17. March 2006 · Comments Off · Categories: imported, Ramble

We still get the odor of food when we play in the California Theatre pit. Sometimes it smells like someone is grilling burgers. Sometimes it’s a more chocolate-y smell to this nose. It’s distracting, but I can live with it.

At the final Romeo and Juliet performance someone very close to where I was sitting (I’m guessing it was someone in the first row of the audience) was wearing soaked in perfume. Each time I took a breath it was as if I was eating the scent. Yuck.

The other day, at a rehearsal, a colleague who is a heavy smoker came to a rehearsal after doing the cigarette thing. I felt as if I was inhaling cigarettes. Yuck.

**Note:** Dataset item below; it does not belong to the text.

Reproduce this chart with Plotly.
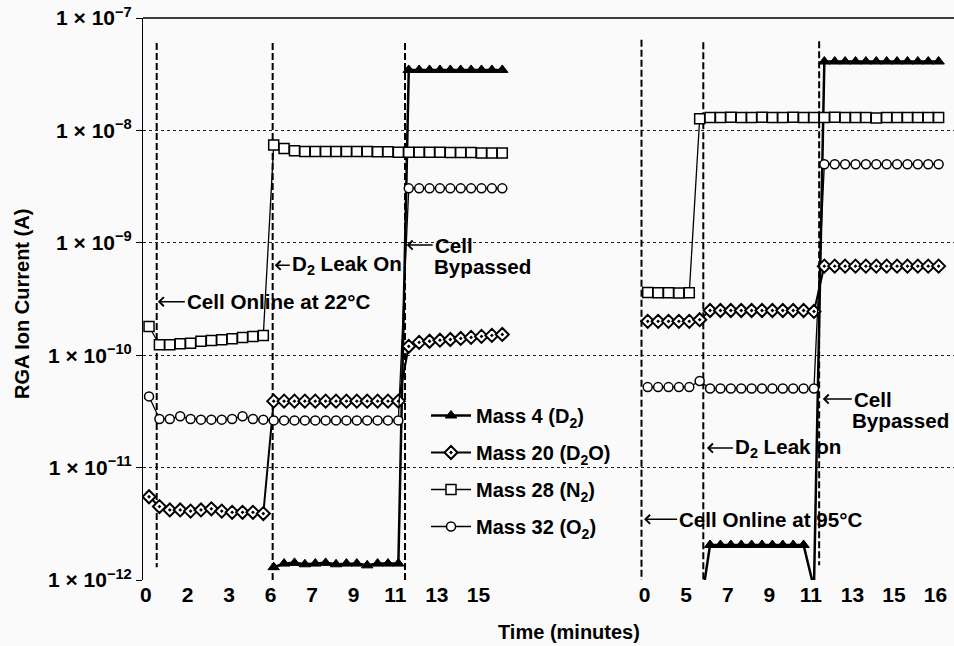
import math
import plotly.graph_objects as go

# ---- sample (category) indices for the two runs ----
run1_idx = list(range(0, 35))      # run at 22 °C
run2_idx = list(range(48, 77))     # run at 95 °C

# ---- series values (A), None = not plotted ----
d2_run1 = [None] * 12 + [1.30e-12, 1.40e-12, 1.42e-12, 1.38e-12, 1.40e-12, 1.42e-12, 1.38e-12,
                         1.40e-12, 1.40e-12, 1.35e-12, 1.40e-12, 1.40e-12, 1.40e-12] + [3.45e-8] * 10
d2_run2 = [None] * 5 + [5e-13] + [2.05e-12] * 10 + [8.5e-13] + [4.1e-8] * 12

d2o_run1 = [5.5e-12, 4.5e-12, 4.2e-12, 4.2e-12, 4.1e-12, 4.2e-12, 4.3e-12, 4.1e-12, 4.0e-12, 4.0e-12,
            4.0e-12, 3.9e-12] + [3.9e-11] * 13 + [1.20e-10, 1.30e-10, 1.33e-10, 1.36e-10, 1.38e-10,
                                                  1.41e-10, 1.44e-10, 1.47e-10, 1.50e-10, 1.53e-10]
d2o_run2 = [2.0e-10] * 5 + [2.07e-10] + [2.5e-10] * 10 + [2.45e-10] + [6.2e-10] * 12

n2_run1 = [1.80e-10, 1.24e-10, 1.24e-10, 1.265e-10, 1.28e-10, 1.33e-10, 1.35e-10, 1.37e-10,
           1.40e-10, 1.44e-10, 1.47e-10, 1.50e-10,
           7.4e-9, 6.9e-9, 6.6e-9, 6.5e-9, 6.5e-9, 6.5e-9, 6.5e-9, 6.5e-9, 6.5e-9, 6.5e-9,
           6.45e-9, 6.45e-9, 6.4e-9, 6.4e-9, 6.4e-9, 6.4e-9, 6.4e-9, 6.35e-9, 6.35e-9, 6.35e-9,
           6.3e-9, 6.3e-9, 6.3e-9]
n2_run2 = [3.62e-10, 3.6e-10, 3.6e-10, 3.58e-10, 3.6e-10,
           1.27e-8, 1.30e-8, 1.30e-8, 1.31e-8, 1.30e-8, 1.30e-8, 1.31e-8, 1.30e-8, 1.30e-8,
           1.31e-8, 1.30e-8, 1.30e-8, 1.30e-8, 1.31e-8, 1.30e-8, 1.30e-8, 1.30e-8, 1.29e-8,
           1.30e-8, 1.30e-8, 1.30e-8, 1.30e-8, 1.30e-8, 1.30e-8]

o2_run1 = [4.3e-11, 2.71e-11, 2.71e-11, 2.86e-11, 2.71e-11, 2.67e-11, 2.67e-11, 2.67e-11, 2.71e-11,
           2.86e-11, 2.71e-11, 2.67e-11] + [2.63e-11] * 13 + [3.05e-9] * 10
o2_run2 = [5.2e-11] * 5 + [5.9e-11] + [5.05e-11] * 11 + [5.0e-9] * 12

# ---- x tick labels (minutes) at sample indices ----
tick_idx = [0, 4, 8, 12, 16, 20, 24, 28, 32, 48, 52, 56, 60, 64, 68, 72, 76]
tick_txt = ["0", "2", "3", "6", "7", "9", "11", "13", "15",
            "0", "5", "7", "9", "11", "13", "15", "16"]

# ---- y ticks ----
y_exp = [-12, -11, -10, -9, -8, -7]

# ---- event markers (dashed verticals) ----
event_idx = [0.74, 11.9, 24.64, 47.4, 53.35, 64.5]
event_top = [6.0e-8, 6.0e-8, 6.0e-8, 6.4e-8, 6.1e-8, 6.2e-8]
event_bot = [1.3e-12, 1.0e-12, 1.0e-12, 1.0e-12, 1.0e-12, 1.35e-12]

FONT = "Liberation Sans, Arial, Helvetica, sans-serif"
BG = "#fafafa"


def join(a, b):
    return a + [None] + b


fig = go.Figure()

# event lines
ex, ey = [], []
for xv, t, b in zip(event_idx, event_top, event_bot):
    ex += [xv, xv, None]
    ey += [t, b, None]
fig.add_trace(go.Scatter(x=ex, y=ey, mode="lines", showlegend=False, hoverinfo="skip",
                         line=dict(color="black", width=2, dash="7px,3px")))

xs = join(run1_idx, run2_idx)

fig.add_trace(go.Scatter(
    x=xs, y=join(d2_run1, d2_run2), mode="lines+markers", name="Mass 4 (D<sub>2</sub>)",
    legendgroup="a",
    line=dict(color="black", width=2.5),
    marker=dict(symbol="triangle-up", size=10, color="black", line=dict(color="black", width=1))))
fig.add_trace(go.Scatter(
    x=xs, y=join(d2o_run1, d2o_run2), mode="lines+markers", name="Mass 20 (D<sub>2</sub>O)",
    legendgroup="b",
    line=dict(color="black", width=2),
    marker=dict(symbol="diamond-dot", size=10, color="white", line=dict(color="black", width=2))))
fig.add_trace(go.Scatter(
    x=xs, y=join(n2_run1, n2_run2), mode="lines+markers", name="Mass 28 (N<sub>2</sub>)",
    legendgroup="c",
    line=dict(color="black", width=1.3),
    marker=dict(symbol="square", size=10, color="white", line=dict(color="black", width=1.5))))
fig.add_trace(go.Scatter(
    x=xs, y=join(o2_run1, o2_run2), mode="lines+markers", name="Mass 32 (O<sub>2</sub>)",
    legendgroup="d",
    line=dict(color="black", width=1.3),
    marker=dict(symbol="circle", size=9, color="white", line=dict(color="black", width=1.5))))

afont = dict(family=FONT, size=20.6, color="black", weight="bold")


def arrow_note(text, xi, logy, ax):
    fig.add_annotation(x=xi, y=logy, xref="x", yref="y", text=text, showarrow=True,
                       ax=ax, ay=0, xanchor="left", yanchor="middle", arrowhead=4,
                       arrowsize=1.1, arrowwidth=1.6, arrowcolor="black", standoff=0,
                       font=afont)


def plain_note(text, xi, logy):
    fig.add_annotation(x=xi, y=logy, xref="x", yref="y", text=text, showarrow=False,
                       xanchor="left", yanchor="middle", font=afont)


arrow_note("Cell Online at 22°C", 0.85, -9.524, 27)
arrow_note("D<sub>2</sub> Leak On", 12.1, -9.20, 15)
arrow_note("Cell", 24.8, -9.02, 26)
plain_note("Bypassed", 27.25, -9.215)
arrow_note("Cell", 64.85, -10.39, 29)
plain_note("Bypassed", 67.45, -10.585)
arrow_note("D<sub>2</sub> Leak on", 53.7, -10.826, 26)
arrow_note("Cell Online at 95°C", 47.65, -11.46, 33)

L, R, T, B = 143, 0, 18, 66
W, H = 954, 646
pw, ph = W - L - R, H - T - B

# axis titles (positions given in page pixels, converted to paper coords)
fig.add_annotation(x=(569 - L) / pw, y=(H - B - 632) / ph, xref="paper", yref="paper",
                   text="Time (minutes)", showarrow=False,
                   font=dict(family=FONT, size=20, color="black", weight="bold"),
                   xanchor="center", yanchor="middle")
fig.add_annotation(x=(22 - L) / pw, y=(H - B - 304) / ph, xref="paper", yref="paper",
                   text="RGA Ion Current (A)", showarrow=False,
                   font=dict(family=FONT, size=20, color="black", weight="bold"), textangle=-90,
                   xanchor="center", yanchor="middle")

fig.add_shape(type="line", xref="paper", yref="paper", x0=0, x1=1, y0=1, y1=1,
              line=dict(color="black", width=1.5))

tfont = dict(family=FONT, size=21, color="black", weight="bold")

fig.update_layout(
    width=W, height=H,
    margin=dict(l=L, r=R, t=T, b=B),
    paper_bgcolor=BG, plot_bgcolor=BG,
    font=dict(family=FONT, size=20, color="black"),
    showlegend=True,
    legend=dict(x=(426 - L) / pw, y=(H - B - 396) / ph, xanchor="left", yanchor="top",
                bgcolor="rgba(0,0,0,0)", tracegroupgap=8, itemwidth=40,
                font=dict(family=FONT, size=20, color="black", weight="bold")),
    xaxis=dict(range=[-0.58, 77.48], showgrid=False, zeroline=False, showline=False,
               tickvals=[t - 0.3 for t in tick_idx], ticktext=tick_txt, ticks="",
               tickfont=tfont),
    yaxis=dict(type="log", range=[-12, -7], showgrid=True, griddash="dot",
               gridcolor="#222", gridwidth=1.2, zeroline=False,
               showline=True, linecolor="black", linewidth=1,
               ticks="outside", ticklen=6, tickcolor="black",
               tickvals=[10.0 ** e for e in y_exp],
               ticktext=[f"1 × 10<sup>−{-e}</sup>" for e in y_exp],
               tickfont=tfont),
)

fig.write_html("out.html", config={"displayModeBar": False},
               post_script="document.body.style.margin='0';document.body.style.overflow='hidden';")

Sometimes people bring magazines or books into the pit. If there’s a lot of down time it’s quite possible to read. I have rules about this (for myself and my students, mind you; I can’t make rules for my colleagues!), most not scent related. First, If the audience knows you are reading, stop! It’s easy to put the reading material on the stand and keep it out of view. Some audience members are bothered if they believe we aren’t fully into our performance, and don’t believe we’ll play well if we are reading during rests. I rarely read; I just don’t feel connected when I do, and I enjoy listening when I’m not playing. Also, if you miss an entrance, stop! (If the magazine or book is so engrossing it causes you to miss an entrance you shouldn’t read.) And, finally, if the magazine has perfumed inserts please remove them! They can really smell up the pit. Simple, eh? Too bad some folks don’t know about the scented inserts … and too bad magazines insist on putting those in our magazines.

Just a reminder to my friends and students (and those of you who are both!); we are very “scentsitive” (Sorry … I guess I’m not resisting these silly things recently.) to smells and it is especially troubling to those of us who have to take deep breaths before we blow through our instruments.